Lilian Nattel’s oldest friend remembers her telling stories when she was five years old, but she didn’t decide to be a writer until she was ten. That was when she discovered not all authors were dead. Her life took detours, as life will. In her twenties, she despaired of ever being a real writer, because she was too tired at the end of a boring work day to write at all. Instead, she put boredom to good use and became a chartered accountant. As her own boss, she had a small consulting practise and wrote part-time in a garret, albeit a dry and relatively warm one. During that time, she signed up twice in a private (but written) contract with herself to see what she could accomplish in the next few years in return for a lot of penny pinching to buy herself time.
Alone in her garret, Lilian had no idea that there was anything like a literary scout. So she was shocked to find out that the manuscript of her first novel, The River Midnight, had been leaked to German scouts. As a result of the buzz (which she thought had something to do with bees), it sold across North America, the UK and Europe in a matter of weeks, just in time for her wedding, thus enabling the purchase of her garret and the house around it.

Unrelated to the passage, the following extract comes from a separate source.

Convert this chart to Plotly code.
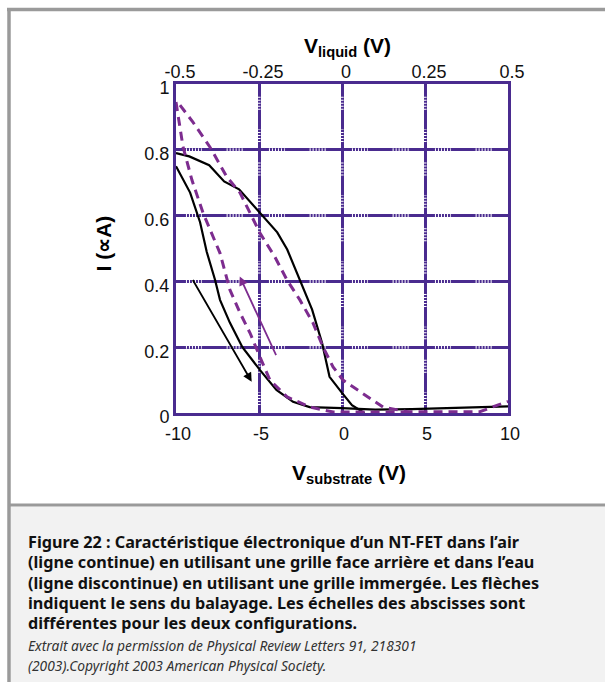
import plotly.graph_objects as go

# ---------------- data ----------------
substrate_ticks = [-10, -5, 0, 5, 10]
liquid_ticks = [-0.5, -0.25, 0, 0.25, 0.5]
liquid_labels = ["-0.5", "-0.25", "0", "0.25", "0.5"]
current_ticks = [0, 0.2, 0.4, 0.6, 0.8, 1]
current_labels = ["0", "0.2", "0.4", "0.6", "0.8", "1"]

# air (solid, back gate) - sweep 1
air_fwd_x = [-10, -9.2, -8.0, -7.1, -6.2, -5.0, -3.9, -3.3, -2.55, -1.8, -1.2, -0.75, 0.0, 0.6, 1.35]
air_fwd_y = [0.79, 0.78, 0.753, 0.704, 0.68, 0.61, 0.549, 0.497, 0.405, 0.314, 0.213, 0.11, 0.061, 0.024, 0.0]
# air (solid) - sweep 2
air_rev_x = [-10, -9.15, -8.55, -8.15, -7.65, -7.35, -6.75, -6.0, -4.95, -3.95, -2.95, -1.95, 0.0, 2.0, 4.2, 7.0, 10.0]
air_rev_y = [0.75, 0.67, 0.58, 0.49, 0.405, 0.344, 0.274, 0.20, 0.131, 0.07, 0.034, 0.018, 0.015, 0.01, 0.012, 0.016, 0.02]

# water (dashed, immersed gate) - outer branch
water_out_x = [-9.76, -8.98, -7.95, -6.93, -6.14, -5.54, -4.94, -4.04, -3.31, -2.53, -1.75, -1.14, -0.54, 0.06, 1.08, 2.47, 3.92, 6.0, 8.31, 9.7, 10.0]
water_out_y = [0.936, 0.884, 0.808, 0.717, 0.669, 0.608, 0.547, 0.474, 0.404, 0.343, 0.274, 0.20, 0.14, 0.10, 0.065, 0.018, 0.004, 0.004, 0.004, 0.03, 0.035]
# water (dashed) - inner branch
water_in_x = [-10.0, -9.58, -9.04, -8.37, -7.35, -6.75, -6.14, -5.54, -4.94, -4.34, -3.31, -1.93, -0.54, 2.0, 4.0]
water_in_y = [0.945, 0.81, 0.708, 0.608, 0.486, 0.374, 0.304, 0.243, 0.17, 0.10, 0.049, 0.018, 0.003, 0.003, 0.003]

# sweep-direction arrows (tail -> head)
air_arrow = {"tail": (-9.04, 0.409), "head": (-5.44, 0.095)}
water_arrow = {"tail": (-3.93, 0.171), "head": (-6.16, 0.415)}

caption_bold = [
    "Figure 22 : Caractéristique électronique d’un NT-FET dans l’air",
    "(ligne continue) en utilisant une grille face arrière et dans l’eau",
    "(ligne discontinue) en utilisant une grille immergée. Les flèches",
    "indiquent le sens du balayage. Les échelles des abscisses sont",
    "différentes pour les deux configurations.",
]
caption_italic = [
    "Extrait avec la permission de Physical Review Letters 91, 218301",
    "(2003).Copyright 2003 American Physical Society.",
]

# ---------------- style ----------------
W, H = 605, 682
L, R, T, B = 176, 508, 84, 413
PURPLE = "#4a2b8f"
DASHP = "#7d2c8f"
FONT = "Liberation Sans, Arial, sans-serif"
CAPFONT = "Noto Sans, DejaVu Sans, sans-serif"
DOT_FRACS = [(0.12, 0.31), (0.61, 0.82)]


def xp(px):
    return (px - L) / (R - L)


def yp(py):
    return (B - py) / (B - T)


fig = go.Figure()

# dotted texture on the grid lines (white breaks drawn over the purple grid)
hx, hy, vx, vy = [], [], [], []
for gy in current_ticks[1:-1]:
    for a, b in zip(substrate_ticks[:-1], substrate_ticks[1:]):
        for f0, f1 in DOT_FRACS:
            hx += [a + (b - a) * f0, a + (b - a) * f1, None]
            hy += [gy, gy, None]
for gx in substrate_ticks[1:-1]:
    for a, b in zip(current_ticks[:-1], current_ticks[1:]):
        for f0, f1 in DOT_FRACS:
            vx += [gx, gx, None]
            vy += [a + (b - a) * f0, a + (b - a) * f1, None]
fig.add_trace(go.Scatter(x=hx, y=hy, mode="lines", line=dict(color="white", width=3.2, dash="1px,2px"),
                         hoverinfo="skip"))
fig.add_trace(go.Scatter(x=vx, y=vy, mode="lines", line=dict(color="white", width=3.2, dash="1px,2px"),
                         hoverinfo="skip"))

fig.add_trace(go.Scatter(x=air_fwd_x, y=air_fwd_y, mode="lines",
                         line=dict(color="black", width=2.2), hoverinfo="skip"))
fig.add_trace(go.Scatter(x=air_rev_x, y=air_rev_y, mode="lines",
                         line=dict(color="black", width=2.2), hoverinfo="skip"))
fig.add_trace(go.Scatter(x=water_out_x, y=water_out_y, mode="lines",
                         line=dict(color=DASHP, width=3, dash="9px,6px"), hoverinfo="skip"))
fig.add_trace(go.Scatter(x=water_in_x, y=water_in_y, mode="lines",
                         line=dict(color=DASHP, width=3, dash="9px,6px"), hoverinfo="skip"))
fig.add_trace(go.Scatter(x=liquid_ticks, y=[None] * len(liquid_ticks), xaxis="x2",
                         mode="lines", hoverinfo="skip"))

for arr, col in ((air_arrow, "black"), (water_arrow, DASHP)):
    fig.add_annotation(x=arr["head"][0], y=arr["head"][1], ax=arr["tail"][0], ay=arr["tail"][1],
                       xref="x", yref="y", axref="x", ayref="y", text="", showarrow=True,
                       arrowhead=2, arrowsize=1, arrowwidth=1.8, arrowcolor=col)

# frame and caption box
shapes = [
    dict(type="rect", xref="paper", yref="paper", x0=xp(11), x1=xp(606), y0=yp(506.5), y1=yp(683),
         fillcolor="#f2f2f2", line=dict(width=0), layer="below"),
    dict(type="line", xref="paper", yref="paper", x0=xp(7), x1=xp(606), y0=yp(9.5), y1=yp(9.5),
         line=dict(color="#9a9a9a", width=3.5)),
    dict(type="line", xref="paper", yref="paper", x0=xp(9), x1=xp(9), y0=yp(8), y1=yp(683),
         line=dict(color="#9a9a9a", width=3.5)),
    dict(type="line", xref="paper", yref="paper", x0=xp(9), x1=xp(606), y0=yp(505), y1=yp(505),
         line=dict(color="#9a9a9a", width=3)),
]
fig.update_layout(shapes=shapes)

# axis titles
fig.add_annotation(x=xp(347), y=yp(32), xref="paper", yref="paper", showarrow=False,
                   text="<b>V<sub>liquid</sub> (V)</b>", font=dict(family=FONT, size=21, color="black"))
fig.add_annotation(x=xp(349), y=yp(489), xref="paper", yref="paper", showarrow=False,
                   text="<b>V<sub>substrate</sub> (V)</b>", font=dict(family=FONT, size=21, color="black"))
fig.add_annotation(x=xp(90), y=yp(244), xref="paper", yref="paper", showarrow=False, textangle=-90,
                   text="<b>I (∝A)</b>", font=dict(family=FONT, size=21, color="black"))

# caption
for i, line in enumerate(caption_bold):
    fig.add_annotation(x=xp(26), y=yp(542 + i * 20.3), xref="paper", yref="paper", showarrow=False,
                       xanchor="left", yanchor="middle", text="<b>" + line + "</b>",
                       font=dict(family=CAPFONT, size=16.2, color="#111"))
for i, line in enumerate(caption_italic):
    fig.add_annotation(x=xp(26), y=yp(645 + i * 20), xref="paper", yref="paper", showarrow=False,
                       xanchor="left", yanchor="middle", text="<i>" + line + "</i>",
                       font=dict(family=CAPFONT, size=13.8, color="#333"))

fig.update_layout(
    width=W, height=H,
    margin=dict(l=L, r=W - R, t=T, b=H - B, pad=0),
    paper_bgcolor="white", plot_bgcolor="white",
    showlegend=False,
    xaxis=dict(range=[-10, 10], tickvals=substrate_ticks, ticktext=[str(v) for v in substrate_ticks],
               showgrid=True, gridcolor=PURPLE, gridwidth=3, zeroline=False,
               showline=True, linecolor=PURPLE, linewidth=3, mirror=True, ticks="",
               ticklabelshift=2, ticklabelstandoff=2,
               tickfont=dict(family=FONT, size=18, color="#111")),
    xaxis2=dict(range=[-0.5, 0.5], overlaying="x", side="top", tickvals=liquid_ticks,
                ticktext=liquid_labels, showgrid=False, zeroline=False, ticks="",
                ticklabelshift=4, ticklabelstandoff=1,
                tickfont=dict(family=FONT, size=18, color="#111")),
    yaxis=dict(range=[0, 1], tickvals=current_ticks, ticktext=current_labels,
               showgrid=True, gridcolor=PURPLE, gridwidth=3, zeroline=False,
               showline=True, linecolor=PURPLE, linewidth=3, mirror=True, ticks="",
               ticklabelshift=4,
               tickfont=dict(family=FONT, size=18, color="#111")),
)

fig.write_html("out.html")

The River Midnight was a prize-winning, national best-seller. Now that she’d learned the secret of success, Lilian knew that writing her next book would be easy, fast and make piles of money, and that as a new mom of two perfect children, she would spin stories, change diapers, and in her spare time learn to speak Chinese. She did change diapers, many of them, she learned one phrase in Chinese, and took to her bed with the flu for a month while deciding whether she ought to give up writing altogether. Instead she got up and slowly wrote The Singing Fire, which garnered much critical acclaim and the assurance that she had avoided the second novel curse: “Toronto’s Lilian Nattel proves her debut was no fluke” (Nancy Wigston).
Now that her kids were toilet trained, life was obviously too undemanding, for she decided to embark in a new direction and write the most challenging book of her career. As a true optimist and slow learner, she again expected it to be fast and easy. The writing gods had a good laugh. Eight years and ten drafts later, Web of Angels was done. And Lilian doesn’t care if the next one is easy or not because in the end the gods gave her a gift: Web of Angels is an important book and she was privileged with the writing of it.